A critical review by researchers of Type IV vessels and Type V CPV technology could provide an avenue for a new generation of high-performance composite pressure vessels for storage of hydrogen, key to climate goals

Hydrogen has been identified as a suitable energy carrier for meeting the climate objectives as outlined by the Intergovernmental Panel on Climate Change (IPCC), which has set a limit of 1.5 deg C above pre-industrial levels to prevent global warming.

A key challenge to enabling the use of hydrogen is storing it with high volumetric and gravimetric density.

Although various methods for storing hydrogen—in solid, liquid and gas forms—are in use around the world, with each method having unique benefits for respective industries, the storage of hydrogen as a gas has emerged as the leading form of hydrogen storage globally.

The challenge here is that because hydrogen is the lightest element, it must be held at very high pressure (350–700 bar) to achieve practical densities.

A common method for storing hydrogen to meet these requirements is within carbon fibre composite pressure vessels (CPVs).

High-pressure gas storage vessels represent one of the largest and fastest-growing markets for advanced composites, particularly for filament-wound carbon fiber composites.

The high strength of carbon fibre allows for the construction of lightweight tanks with gravimetric storage densities of more than four times that of a steel vessel.

Researchers at the University of New South Wales in Australia, including Alexander Air, Md Shamsuddoha, and B Gangadhara Prusty, have reviewed existing work on Type IV and Type V pressure vessels including the challenges facing Type V vessels.

TYPES OF PRESSURE VESSELS

Pressure vessels commonly used in the industry today can be classified into five types:

• Type I vessels: These are the simplest to design and manufacture and make up most vessels in use today.

• Type II, III and IV vessels: These are known as composite overwrapped pressure vessels (COPVs) and commonly utilise carbon fibre to withstand part or all the structural load and a metal or plastic liner for gas containment.

Many ground transport applications use Type IV vessels, as they offer the lightest weight and highest storage densities.

Two well-known hydrogen fuel cell electric vehicles, the Toyota Mirai and Honda Clarity, both use Type IV vessels with an operating pressure of 700 bar.

The plastic liner in the Type IV, commonly HDPE or PA, is used to prevent gas leakage; and the ends of the vessel feature polar openings that are fitted with polar bosses.

The boss is used for filling and emptying the vessel and commonly includes access for sensors.

The boss on a Type I – III vessel is typically integrated with the liner, however in Type IV and V vessels it is a separate metal or composite component.

EVOLUTION OF TYPE V CPVs

Type IV vessels are the subject of intense research due to their current relevance to many industries.

However, the state-of-the-art in composite pressure vessel technology is linerless.

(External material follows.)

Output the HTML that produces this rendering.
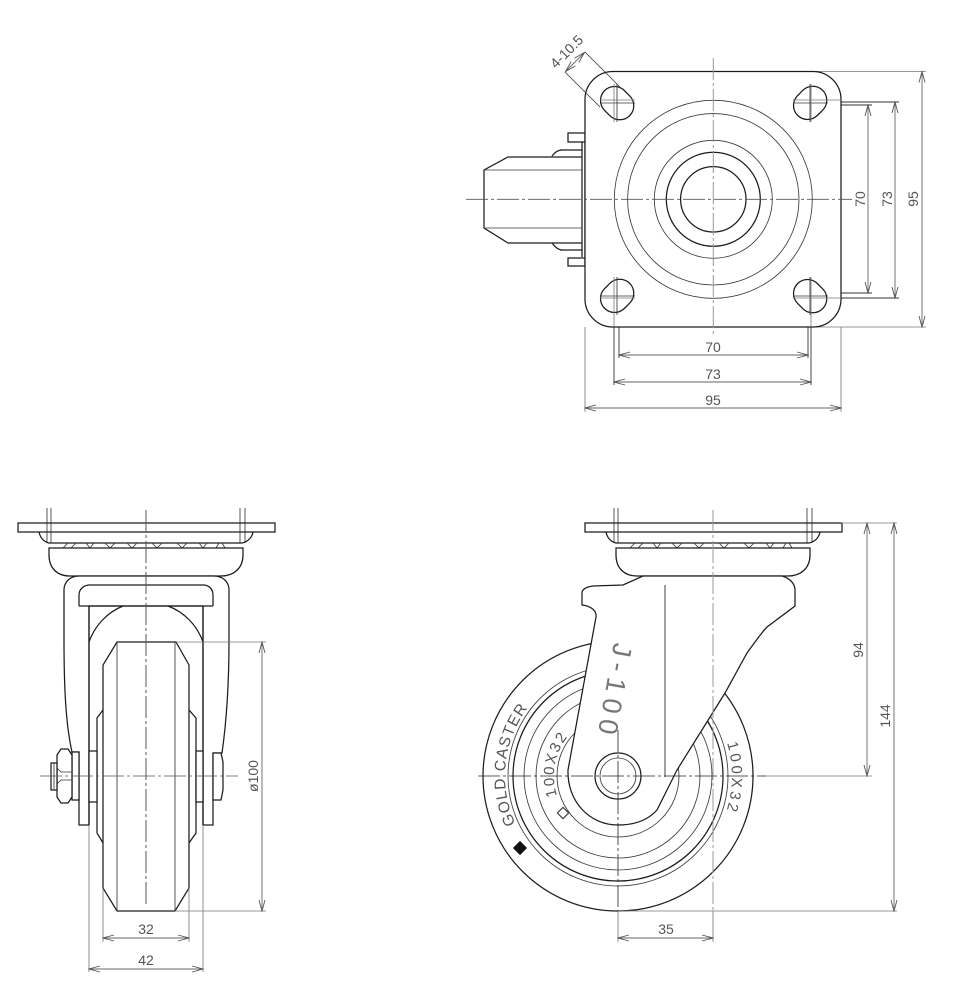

Also known as Type V, these pressure vessels have long been a goal in designing carbon fibre composite high-pressure storage tanks.

A Type V vessel does not have an internal liner so the composite acts as both the gas barrier and load bearing structure. As the composite is not overwrapped on a liner, they can be referred to as CPVs.

No liner eliminates the need for strain compatibility between the liner and composite, leading to increased fatigue performance and the potential to achieve a 10–20 per cent weight reduction.

However, the possible operating pressures of Type V tanks are still not yet fully explored.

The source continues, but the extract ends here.